One woman told Newsnight this week that she ate Weetabix three times a day, because cutting her food bill drastically was the only way she could afford to heat her home. Another told Newyddion that she couldn't sleep because of worry. Money she put in her meter disappeared in no time, with her house's heat escaping through draughty windows. She said her son was ill all the time. These are not isolated experiences, as we've heard. In spring 2021, 16 per cent of Welsh households had to cut back on heating, electricity, or water, and 15 per cent cut back on food. We're told—again, we are warned in advance—that these figures will only get bigger as costs continue to rise. So, the gap between how people should be able to live their lives and the reality will grow greater. That shameful gap will gape open between living properly and only surviving. On 1 April, the energy price cap will increase. The Resolution Foundation estimates that this will add £600 to people's annual energy bills. The same week, national insurance increases come into effect, making the average household £600 a year worse off. Combined, the annual effect will be £1,200, or £100 every month.

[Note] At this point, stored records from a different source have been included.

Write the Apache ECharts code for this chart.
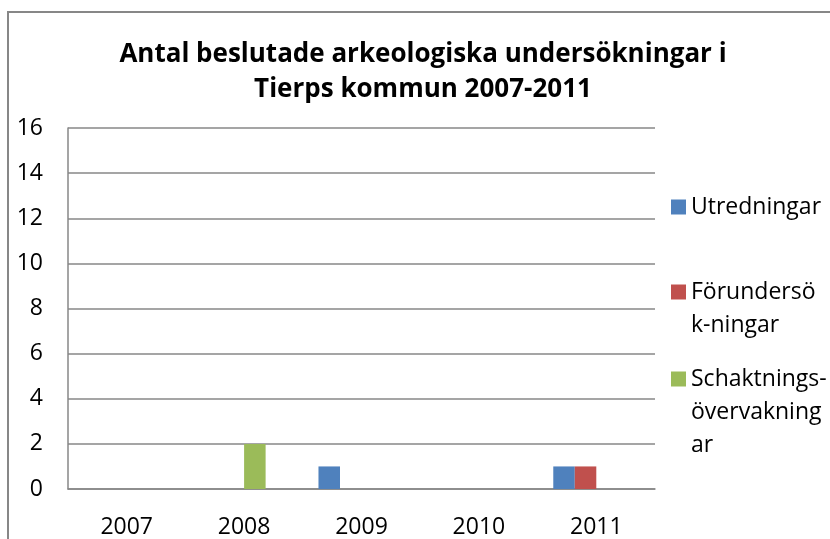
<!DOCTYPE html>
<html>
<head>
<meta charset="utf-8">
<script src="https://cdn.jsdelivr.net/npm/echarts@6/dist/echarts.min.js"></script>
<style>
  html, body { margin: 0; padding: 0; background: #fff; }
  #chart { width: 830px; height: 539px; }
</style>
</head>
<body>
<div id="chart"></div>
<script>
const years = ['2007', '2008', '2009', '2010', '2011']
const utredningar = [0, 0, 1, 0, 1]
const forundersokningar = [0, 0, 0, 0, 1]
const schaktning = [0, 2, 0, 0, 0]
const yTicks = [0, 2, 4, 6, 8, 10, 12, 14, 16]

const FONT = '"Open Sans", sans-serif'
const GRAY = '#878787'

// legend text as wrapped in the original; leading blank lines keep the
// marker level with the first line of text
const legendText = {
  'Utredningar': 'Utredningar',
  'Förundersök-ningar': '\nFörundersö\nk-ningar',
  'Schaktnings-övervakningar': '\n\nSchaktnings-\növervakning\nar'
}

const legendItem = (name, top) => ({
  data: [name],
  orient: 'vertical',
  left: 671,
  top: top,
  padding: 0,
  icon: 'rect',
  itemWidth: 15,
  itemHeight: 15,
  selectedMode: false,
  formatter: n => legendText[n],
  textStyle: {
    fontFamily: FONT,
    fontSize: 23,
    lineHeight: 33,
    color: '#000'
  }
})

const chart = echarts.init(document.getElementById('chart'))
chart.setOption({
  animation: false,
  color: ['#4F81BD', '#C0504D', '#9BBB59'],
  title: {
    text: 'Antal beslutade arkeologiska undersökningar i\nTierps kommun 2007-2011',
    left: 423,
    top: 37,
    padding: 0,
    textAlign: 'center',
    textStyle: {
      fontFamily: FONT,
      fontSize: 26,
      fontWeight: 'bold',
      lineHeight: 35,
      color: '#000'
    }
  },
  legend: [
    legendItem('Utredningar', 190.5),
    legendItem('Förundersök-ningar', 242.5),
    legendItem('Schaktnings-övervakningar', 296.5)
  ],
  graphic: [{
    type: 'rect',
    shape: { x: 8, y: 12, width: 900, height: 600 },
    style: { fill: 'none', stroke: GRAY, lineWidth: 2 },
    silent: true
  }],
  grid: {
    left: 68,
    right: 175,
    top: 128,
    bottom: 48
  },
  xAxis: {
    type: 'category',
    data: years,
    axisLine: { lineStyle: { color: GRAY, width: 1.5 } },
    axisTick: { show: false },
    axisLabel: {
      color: '#000',
      fontFamily: FONT,
      fontSize: 23,
      margin: 27
    }
  },
  yAxis: {
    type: 'value',
    min: yTicks[0],
    max: yTicks[yTicks.length - 1],
    interval: 2,
    axisLine: { show: true, lineStyle: { color: GRAY, width: 1.5 } },
    axisTick: { show: false },
    axisLabel: {
      color: '#000',
      fontFamily: FONT,
      fontSize: 23,
      margin: 25
    },
    splitLine: { lineStyle: { color: GRAY, width: 1.5 } }
  },
  series: [
    {
      name: 'Utredningar',
      type: 'bar',
      data: utredningar,
      barGap: '0%',
      barCategoryGap: '26.7%'
    },
    {
      name: 'Förundersök-ningar',
      type: 'bar',
      data: forundersokningar
    },
    {
      name: 'Schaktnings-övervakningar',
      type: 'bar',
      data: schaktning
    },
    {
      // empty fourth slot, as in the original workbook
      name: ' ',
      type: 'bar',
      data: []
    }
  ]
})
</script>
</body>
</html>
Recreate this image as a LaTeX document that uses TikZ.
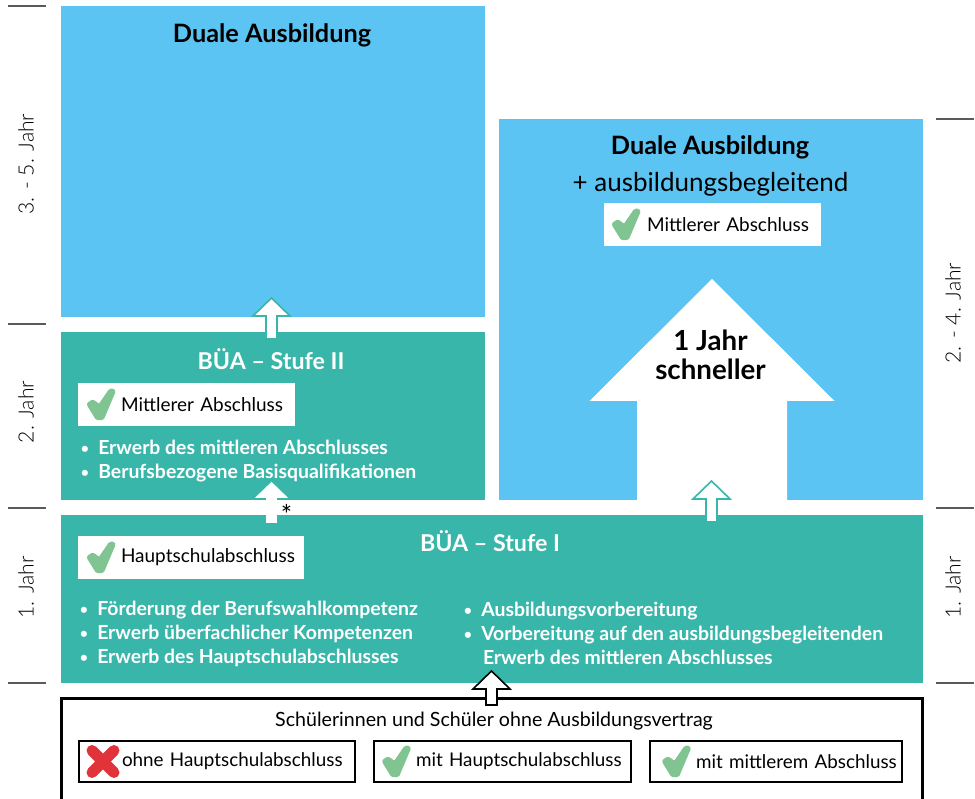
\documentclass[tikz,border=0pt]{standalone}
\usepackage{fontspec}
\setmainfont{Lato}
\newfontfamily\lightfont{Lato Light}
\usetikzlibrary{calc}
\definecolor{colblue}{RGB}{91,196,242}
\definecolor{colteal}{RGB}{57,182,170}
\definecolor{colgreen}{RGB}{128,196,145}
\definecolor{colred}{RGB}{225,52,58}
\definecolor{coltick}{RGB}{90,90,90}
\newlength\px
\setlength\px{0.025cm}
\newcommand{\bul}{\makebox[18\px][l]{\hspace*{0.5\px}\raisebox{1\px}{\fontsize{10}{10}\selectfont\textbullet}}}
\tikzset{
  % COLOURED BLOCKS
  frameBlue/.style={
    rectangle, fill=colblue, inner sep=0pt
  },
  frameTeal/.style={
    rectangle, fill=colteal, inner sep=0pt
  },
  % WHITE LABELS
  frameLabel/.style={
    rectangle, fill=white, inner sep=0pt, minimum height=43\px,
    align=left, font=\fontsize{13.5}{15}\selectfont
  },
  frameOpen/.style={
    rectangle, fill=white, draw=black, line width=2\px, inner sep=0pt,
    minimum height=41\px, align=left, font=\fontsize{13.4}{15}\selectfont
  },
  frameHead/.style={
    inner sep=0pt, font=\fontsize{18}{20}\selectfont\bfseries
  },
  frameStufe/.style={
    inner sep=0pt, text=white, font=\fontsize{16.5}{20}\selectfont\bfseries
  },
  frameList/.style={
    inner sep=0pt, anchor=west, align=left, text=white,
    font=\fontsize{13.8}{17.1}\selectfont\bfseries
  },
  frameYear/.style={
    inner sep=0pt, rotate=90, font=\fontsize{15}{17}\lightfont
  },
  % BLOCK ARROWS: head half width, head length, shaft half width
  blockArrow/.style n args={3}{
    line width=1.6\px, line join=miter,
    to path={let \p1=(\tikztostart), \p2=(\tikztotarget) in
      (\x1-#3,\y1) -- (\x1-#3,\y2-#2) -- (\x1-#1,\y2-#2) -- (\x2,\y2)
      -- (\x1+#1,\y2-#2) -- (\x1+#3,\y2-#2) -- (\x1+#3,\y1) -- cycle}
  },
  lineTick/.style={
    draw=coltick, line width=1.2\px
  },
  checkMark/.pic={
    \filldraw[colgreen, line width=5.5\px, line join=round]
      (-10,0) -- (-7,-2) -- (0,3) -- (11,-13) -- (13,-13) -- (2,13) -- (-2,13) -- cycle;
  },
  crossMark/.pic={
    \draw[colred, line width=11\px, line cap=round] (-11,-11) -- (11,11) (-11,11) -- (11,-11);
  }
}
\begin{document}
\begin{tikzpicture}[x=1\px,y=-1\px]
\clip (0,0) rectangle (975,799);

% Blocks
\node [frameBlue, minimum width=424\px, minimum height=311\px] (duale_left) at (273,161.5) {};
\node [frameBlue, minimum width=424\px, minimum height=381\px] (duale_right) at (711,309.5) {};
\node [frameTeal, minimum width=424\px, minimum height=168\px] (stufe_two) at (273,416) {};
\node [frameTeal, minimum width=862\px, minimum height=168\px] (stufe_one) at (492,599) {};
\node [rectangle, draw=black, line width=2.2\px, minimum width=861\px, minimum height=140\px] (pupils) at (492,768.5) {};

% Big arrow
\coordinate (big_start) at (712,500);
\coordinate (big_tip) at (712,279);
\draw [blockArrow={122.5\px}{122\px}{75\px}, draw=none, fill=white] (big_start) to (big_tip);

% Headings
\node [frameHead] (head_left) at (272,35) {Duale Ausbildung};
\node [frameHead] (head_right) at (710,147) {Duale Ausbildung};
\node [inner sep=0pt, font=\fontsize{18.5}{20}\selectfont] (head_plus) at (710.5,184) {+ ausbildungsbegleitend};
\node [frameStufe] (head_two) at (271,359) {BÜA – Stufe II};
\node [frameStufe] (head_one) at (490,541) {BÜA – Stufe I};
\node [frameHead, align=center, font=\fontsize{19.7}{20.6}\selectfont\bfseries] (faster) at (710.5,355) {1 Jahr\\schneller};

% Labels
\node [frameLabel, text width=217\px] (label_two) at (186.5,404.5) {\hspace*{43\px}Mittlerer Abschluss};
\node [frameLabel, text width=226\px] (label_one) at (191,557.5) {\hspace*{43\px}Hauptschulabschluss};
\node [frameLabel, text width=217\px] (label_right) at (712.5,224.5) {\hspace*{43\px}Mittlerer Abschluss};

% Lists
\node [frameList] (list_two) at (80,461) {\bul Erwerb des mittleren Abschlusses\\\bul Berufsbezogene Basisqualifikationen};
\node [frameList] (list_one) at (79,634) {\bul Förderung der Berufswahlkompetenz\\\bul Erwerb überfachlicher Kompetenzen\\\bul Erwerb des Hauptschulabschlusses};
\node [frameList] (list_three) at (463,633) {\bul Ausbildungsvorbereitung\\\bul Vorbereitung auf den ausbildungsbegleitenden\\\hspace*{15\px} Erwerb des mittleren Abschlusses};

% Pupils
\node [inner sep=0pt, font=\fontsize{13.95}{15}\selectfont] (pupils_text) at (494,721) {Schülerinnen und Schüler ohne Ausbildungsvertrag};
\node [frameOpen, text width=276\px] (pupils_none) at (217,761.5) {\hspace*{43\px}ohne Hauptschulabschluss};
\node [frameOpen, text width=257\px] (pupils_main) at (502.5,761.5) {\hspace*{42\px}mit Hauptschulabschluss};
\node [frameOpen, text width=252\px] (pupils_mid) at (776,761.5) {\hspace*{46\px}mit mittlerem Abschluss};

% Marks
\pic at ($(label_two.west)+(22,0)$) {checkMark};
\pic at ($(label_one.west)+(22,0)$) {checkMark};
\pic at ($(label_right.west)+(21,0)$) {checkMark};
\pic at ($(pupils_none.west)+(25,0)$) {crossMark};
\pic at ($(pupils_main.west)+(22,0)$) {checkMark};
\pic at ($(pupils_mid.west)+(26,0)$) {checkMark};

% Arrows
\coordinate (one_start) at (271.5,522);
\coordinate (one_tip) at (271.5,483);
\coordinate (two_start) at (271.5,339);
\coordinate (two_tip) at (271.5,298);
\coordinate (three_start) at (711.5,522);
\coordinate (three_tip) at (711.5,481);
\coordinate (four_start) at (491.5,705);
\coordinate (four_tip) at (491.5,671);
\draw [blockArrow={14.5\px}{14\px}{4.5\px}, draw=white, fill=white] (one_start) to (one_tip);
\draw [blockArrow={18.5\px}{18\px}{5.5\px}, draw=colteal, fill=white] (two_start) to (two_tip);
\draw [blockArrow={18.5\px}{18\px}{5.5\px}, draw=colteal, fill=white] (three_start) to (three_tip);
\draw [blockArrow={18.5\px}{18\px}{5.5\px}, draw=black, fill=white] (four_start) to (four_tip);
\node [inner sep=0pt, font=\fontsize{19}{20}\selectfont] (note) at (286.5,514) {*};

% Year ticks
\foreach \y/\n in {6/a,324/b,508/c,683/d} {
  \coordinate (tick_l\n) at (8,\y);
  \draw [lineTick] (tick_l\n) -- ++(38,0);
}
\foreach \y/\n in {119/a,508/b,683/c} {
  \coordinate (tick_r\n) at (936,\y);
  \draw [lineTick] (tick_r\n) -- ++(38,0);
}

% Year labels
\node [frameYear] (year_a) at (26,164) {3. - 5. Jahr};
\node [frameYear] (year_b) at (26,412) {2. Jahr};
\node [frameYear] (year_c) at (26,587.5) {1. Jahr};
\node [frameYear] (year_d) at (953,313) {2. - 4. Jahr};
\node [frameYear] (year_e) at (953,587.5) {1. Jahr};

\end{tikzpicture}
\end{document}
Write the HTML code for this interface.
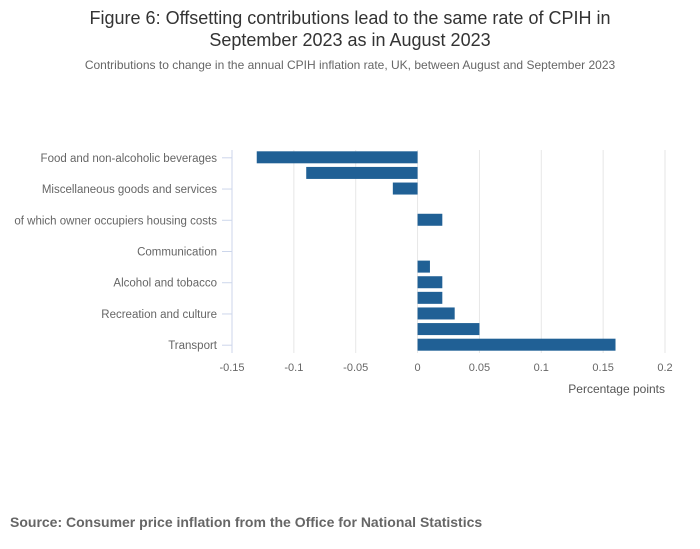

In terms of energy bills, there are interventions that could be made, and indeed are being made by other states. France is forcing EDF to sell energy at low prices. The Spanish Government has introduced a windfall tax on electricity generators and gas producers. Germany has slashed a surcharge on bills used to support renewable energy schemes, which will instead receive extra state subsidies drawn from higher carbon taxes. These may or may not be suitable, or indeed possible, in a UK context, but the Welsh and UK Governments could and must look at interventions like suspending VAT on energy bills temporarily, retrofitting social housing more quickly and finding better ways to protect those with top-up meters. Could they be issued with a Welsh Government card, for example, to be used in emergency situations, with the option of paying off debt over the long term on zero interest? Yes, that would be expensive, but the alternative seems to be people suffering and even dying due to illness brought about by the cold; a situation where families are under financial pressure that can provoke stress and acute anxiety that can wear people down and exhaust them, and again all the while, a crisis that is not like a short, sharp shock, but a slow, burning bind, that is locking people into that anguish and misery that traps people in anticipated trauma.
I said at the start of my contribution that a crisis is usually sudden and characterised by intensity, but the meaning of the word 'crisis' actually comes from the Greek for 'decision', and that is surely what is needed here at this decisive point, this moment of anticipation before the crisis gets worse. We need fundamental reform, and we need to rethink the way we model our society so that it doesn't depend on people putting up with just about surviving.